After seven years, Worthington has a bakery again
WORTHINGTON -- After being without a bakery for seven years, people may once again enjoy fresh baked goods in Worthington. Panaderia Mi Tierra Bakery opened Tuesday at the former 10th Street Station location on Worthington's 10th Street. Owners J...
WORTHINGTON -- After being without a bakery for seven years, people may once again enjoy fresh baked goods in Worthington.
Panaderia Mi Tierra Bakery opened Tuesday at the former 10th Street Station location on Worthington's 10th Street. Owners Juan and Kerry Cuate learned of Worthington from friends who told them the town had no bakery. The couple previously operated a bakery in Long Prairie, a town of about 3,000 people.
"We came to Worthington in March to look and see what was down here," Kerry said. "This town has a much busier downtown area than where we were."
For Juan, owning and operating a bakery has been his life long dream.
"Everyone in my family is a baker," he said. "Since I was a little boy I have worked in a bakery."
Juan's father still operates a bakery in the state of Morelos, Mexico.
The bakery offers many types of Mexican pastries such as empanadas, cookies, sweet biscuits, conchas, bolillo, telera and pastel de tres leches (three milk cake). They also sell donuts, long johns, bismarks and cakes. For special occasion cakes, the bakery needs one or two days notice to bake and decorate the cake.
According to Juan, the most popular items so far have been the conchas, empanadas and bolillo (a white bread).
Everyone who works at the bakery is bilingual. Kerry said they are more than happy to explain the different varieties of pastries to customers, and they are happy to answer questions people may have.
"People seem to be excited and happy there's a bakery in town," Kerry said. "We want people from all cultures to come here."
The Cuates have been married for 10 years, and Kerry said her husband has had a dream to own a bakery for many years. Kerry also works full-time at Southwest Crisis Center.
"I used to say, 'I'm not doing that,'" she said. "At some point I just really felt this is Juan's dream and I need to support him.
"Now that I am into it I really like it a lot," she said. "We both have our strengths. I don't bake. I do the paperwork side."
The Cuates' 9-year-old daughter, Karina, also remembers her dad talking about opening a bakery.
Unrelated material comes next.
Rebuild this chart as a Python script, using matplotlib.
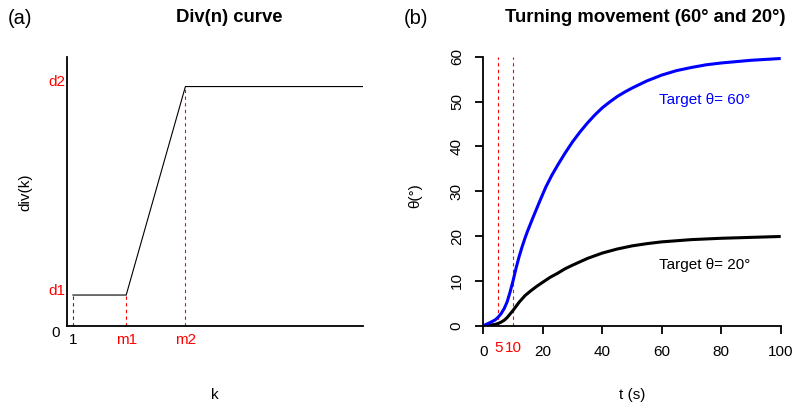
import matplotlib
matplotlib.use("Agg")
import matplotlib.pyplot as plt
import numpy as np

plt.rcParams['font.family'] = ['Liberation Sans', 'DejaVu Sans']

# ---- Panel (a): Div(n) curve ----
k_points = [1, 10, 20, 50]
d1, d2 = 0.114, 0.889
div_points = [d1, d1, d2, d2]
k_ticks = [1, 10, 20]
k_tick_labels = ["1", "m1", "m2"]
k_tick_colors = ["black", "red", "red"]

# ---- Panel (b): Turning movement ----
t_blue = [0, 2, 4, 5, 6, 7, 8, 9, 10, 11, 12, 13, 14, 15, 17, 19, 21, 23, 25,
          27.5, 30, 32.5, 35, 37.5, 40, 42.5, 45, 47.5, 50, 55, 60, 65, 70,
          75, 80, 85, 90, 95, 100]
theta_60 = [0, 0.6, 1.3, 1.9, 2.7, 3.8, 5.3, 7.5, 10.0, 12.8, 15.3, 17.5, 19.5,
            21.3, 24.6, 27.8, 30.9, 33.5, 35.8, 38.5, 41.0, 43.2, 45.2, 47.0,
            48.6, 49.9, 51.1, 52.1, 53.0, 54.6, 55.9, 56.9, 57.6, 58.2, 58.6,
            58.9, 59.2, 59.4, 59.6]
t_black = [0, 2, 4, 5, 6, 7, 8, 9, 10, 12, 14, 16, 18, 20, 22.5, 25, 27.5, 30,
           35, 40, 45, 50, 55, 60, 70, 80, 90, 100]
theta_20 = [0, 0.1, 0.3, 0.5, 0.8, 1.2, 1.8, 2.6, 3.4, 5.2, 6.7, 7.8, 8.8, 9.7,
            10.8, 11.7, 12.7, 13.5, 15.0, 16.2, 17.1, 17.8, 18.3, 18.7, 19.2,
            19.5, 19.7, 19.9]
t_ticks = [0, 20, 40, 60, 80, 100]
theta_ticks = [0, 10, 20, 30, 40, 50, 60]
t_marks = [5, 10]
t_mark_labels = ["5", "10"]

W, H = 795, 404
fig = plt.figure(figsize=(W / 100, H / 100), dpi=100)

def frac(x0, y0, x1, y1):
    return [x0 / W, 1 - y1 / H, (x1 - x0) / W, (y1 - y0) / H]

FS = 11
SPW = 1.3

# Panel (a)
axa = fig.add_axes(frac(67, 56.7, 363, 325.7))
axa.plot(k_points, div_points, color="black", lw=0.8)
axa.plot([k_points[0], k_points[0]], [0, d1], color="#333333", lw=0.8, dashes=(3, 3))
axa.plot([k_points[1], k_points[1]], [0, d1], color="red", lw=0.8, dashes=(3, 3))
axa.plot([k_points[2], k_points[2]], [0, d2], color="red", lw=0.8, dashes=(3, 3))
axa.set_xlim(0, 50)
axa.set_ylim(0, 1)
for s in ["top", "right"]:
    axa.spines[s].set_visible(False)
for s in ["left", "bottom"]:
    axa.spines[s].set_linewidth(SPW)
axa.set_xticks(k_ticks)
axa.set_xticklabels(k_tick_labels, fontsize=FS)
for lbl, c in zip(axa.get_xticklabels(), k_tick_colors):
    lbl.set_color(c)
axa.tick_params(axis="x", length=0, pad=5)
axa.set_yticks([])
axa.text(-2.0, 0, "0", transform=axa.transData, ha="center", va="top",
         fontsize=FS, clip_on=False)
for val, name in [(d1, "d1"), (d2, "d2")]:
    axa.annotate(name, xy=(0, val), xycoords=("axes fraction", "data"),
                 xytext=(-1, 3), textcoords="offset points", ha="right",
                 va="center", color="red", fontsize=FS)
fig.text(215 / W, 1 - 395 / H, "k", ha="center", va="center", fontsize=FS)
fig.text(25 / W, 1 - 192 / H, "div(k)", ha="center", va="center",
         rotation=90, fontsize=FS)
fig.text(229.5 / W, 1 - 17.5 / H, "Div(n) curve", ha="center", va="center",
         fontsize=13.3, fontweight="bold")
fig.text(8 / W, 1 - 19 / H, "(a)", ha="left", va="center", fontsize=14.5)

# Panel (b)
axb = fig.add_axes(frac(483.3, 56.7, 780.7, 325.7))
for tm in t_marks:
    axb.plot([tm, tm], [0, 60], color="red", lw=0.8, dashes=(3, 3))
axb.plot(t_black, theta_20, color="black", lw=2.2, solid_capstyle="butt",
         solid_joinstyle="round")
axb.plot(t_blue, theta_60, color="blue", lw=2.2, solid_capstyle="butt",
         solid_joinstyle="round")
axb.set_xlim(0, 100)
axb.set_ylim(0, 60)
for s in ["top", "right"]:
    axb.spines[s].set_visible(False)
for s in ["left", "bottom"]:
    axb.spines[s].set_linewidth(SPW)
axb.set_xticks(t_ticks)
axb.set_yticks(theta_ticks)
axb.tick_params(axis="both", direction="out", length=6, width=SPW,
                labelsize=FS)
axb.tick_params(axis="x", pad=8)
axb.tick_params(axis="y", pad=8)
for lbl in axb.get_yticklabels():
    lbl.set_rotation(90)
    lbl.set_va("center")
for tm, tl in zip(t_marks, t_mark_labels):
    axb.annotate(tl, xy=(tm, 0), xycoords="data", xytext=(0, -16),
                 textcoords="offset points", ha="center", va="center",
                 color="red", fontsize=FS, annotation_clip=False)
axb.text(59.1, 50.3, "Target θ= 60°", color="blue", fontsize=FS,
         ha="left", va="center")
axb.text(59.1, 13.5, "Target θ= 20°", color="black", fontsize=FS,
         ha="left", va="center")
fig.text(631.7 / W, 1 - 395 / H, "t (s)", ha="center", va="center", fontsize=FS)
fig.text(415 / W, 1 - 196 / H, "θ(°)", ha="center", va="center",
         rotation=90, fontsize=FS)
fig.text(645.7 / W, 1 - 17.5 / H, "Turning movement (60° and 20°)",
         ha="center", va="center", fontsize=13.3, fontweight="bold")
fig.text(404 / W, 1 - 19 / H, "(b)", ha="left", va="center", fontsize=14.5)

fig.savefig("out.png", dpi=100)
"I remember when we lived in Long Prairie and it didn't have a bakery Dad always said, 'Someday I'm going to open a bakery,'" said Karina. "And finally we did."
In April 2006, the Cuates purchased the former Tenth Street Station building and began remodeling it. They hope to rent out the extra space to people who would like to have a small shop in downtown.
Kerry and the children moved here in September so their two children, Karina and 5-year-old Alex, could start school. Juan moved down in October.
"It was a long process doing a business plan, working with the bank, city and health inspectors," said Kerry.
So far, the Cuates are pleased with the number of customers that have stopped in the bakery in the short time it has been open. They hope business will pick up even more as word travels.
"If there is something we're not offering that people want they can ask us," Kerry said.
Over time the business may expand its offerings depending on what customers are asking for.
The bakery is open from 7 a.m. to 7 p.m. Mondays through Fridays and from 8 a.m. to 7 p.m. on Saturdays.